‘In the middle of my twenties in the middle of Missouri in the middle of the night‘
Oh, and if that weren’t enough “middles”, it was also in the middle of a rainstorm.
But before I start my exciting tale of alone-by-the-roadside automotive woe, let me tell you exactly what it was that sparked this sodden, scary memory.
See, The Child is in her fourth day of a three-week hike along the John Muir Trail in California. It’s 200+ miles through High Sierra wilderness — and she is doing it alone.
The Dude and The Child’s friends, not being mothers, are all “wow!” and “isn’t this exciting!” and “good for you!“, while I am all “but there are bears” and “must you do this alone?” Trying to reassure me, The Child said, “But I’ll be running into other people on the trail all the time“, and I said, “That’s what I’m afraid of.”
Like I say, I could relate to being in my twenties and taking a trip by myself. Though mine wasn’t on the John Muir Trail, but on I-70, which is the interstate highway that I would drive from Kansas City, Missouri, where I was living at the time, to Carlyle, the small town in Illinois where I grew up.
I lived in Kansas City for close on to seven years, and made that drive so many times it became easy-peasy routine. Except for this one time.
On this particular trip, I was driving my Austin-America. No, no, not the Aston Martin, which is that James Bond car. And not even the Austin-Healey, which Wikipedia says Helen Mirren drives. No, the Austin-America was a British car that was supposed to be a competitor to the VW Beetle, but wasn’t nearly as sleek, as sexy, or as reliable. Tiny, boxy, and (in my case) brown, it was probably the clunkiest car ever to park in a driveway. (Ever wonder why it is that you park in a driveway, but drive on a parkway?)

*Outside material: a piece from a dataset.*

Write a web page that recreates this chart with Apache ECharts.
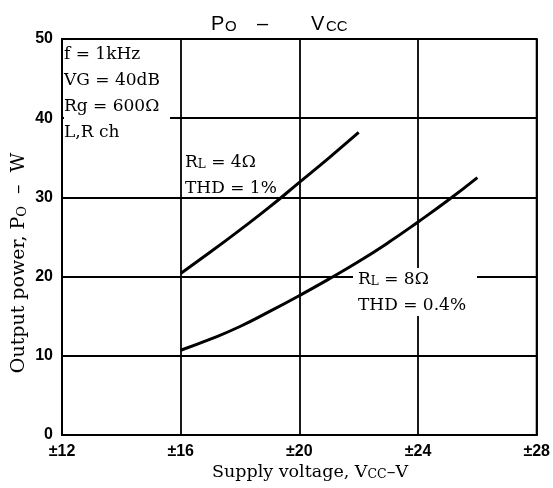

How I happened to have this car is a pretty interesting story in itself. I bought it for $800 cash from a woman who was saving up so she could flee from her abusive husband. And how did I know this woman? I worked with the husband.
I showed up, as instructed, when the hub wasn’t home. She took me in the kitchen, where I handed over 800 one-hundred dollar bills. After counting them carefully, she folded those bills and hid them inside a Ritz Cracker box, which she then put back in its spot on the shelf.
Me, I walked out with the keys to the Austin-America. Which I drove without major incident (except this one time I’m going to tell you about) until it finally conked out a few years later. When it did, it had absolutely no trade-in value, though I briefly considered turning it into a planter or maybe a bus shelter. It did get great gas mileage — so great I probably only had to fill it once. Which was fortunate because, among other things, the driver’s side window wouldn’t roll down. Which meant I had to speak to the gas station attendant through the little flip-out wing window.
Anyway. Back to the “major incident”.
I was driving back to KC after visiting my parents. I’d lingered a bit too long in Carlyle, probably enjoying another slice of my mother’s excellent banana bread, and got a late start. So late that, when it started pouring — and in the Midwest, if it starts pouring, we mean pouring; like some Rain God is emptying a giant pitcher over your car and everything around it — it was, like, three in the morning.
I’m soldiering along though, not tired one bit, squinting through the sheets of water slashing my windshield, trying to keep my spirits up by listening to Top-40 Radio KXOK, when the car starts slowing…and slowing some more. Before it can coast to a stop, I wisely steer it to the shoulder. Where I sit. What on earth is wrong? I wondered. The lights are on, the gas tank is half full.
No one has invented portable phones, much less cellphones, so there is no way to call for help. So I turn off the engine and lock the doors — and sit there.
This being the middle of the night, there are very few cars on the road, even though it’s an interstate. Where are all those Highway Patrol Guys when you need them? But there are truckers. And, sure enough, after about half an hour a big ole rig pulls up on the shoulder just ahead of me.
I roll down the window as he approaches the car, and explain the situation. “There’s a truck stop up ahead,” he says. “I’ll give you a lift so you can get help.”
I do see a glow of mercury-vapor lights on the horizon, and he didn’t look too terrifying, besides which I didn’t relish the prospect of sitting in a wet car all night, so — bless my heart — I got out and went with him. And sure enough, as he boosted me up to the truck’s cab, he says, “You know, I’ve got a bed in back. You’re welcome to stay here if you want.”
Gulp. I can’t remember now how I managed to gracefully get out of that one, but he did indeed take me to the truck stop where a helpful mechanic listened to my story and goes, “Oh, one of them little Brit cars, eh? They’ve got their engines mounted sideways. Which means the alternator can get wet when it rains as bad as this. You just wait till it stops. It’ll dry out, and you can drive it on home.”
Which I did. And, trust me, I never drove that car in the rain again. Not even in a sprinkle.
But back to The Child. So far, she’s shown pretty good judgment, so I just have to cross my fingers and trust that she’ll be safe out there on the Trail all alone. At least I can console myself with the thought that it’s highly unlikely she’ll run into any truckers, helpful or otherwise.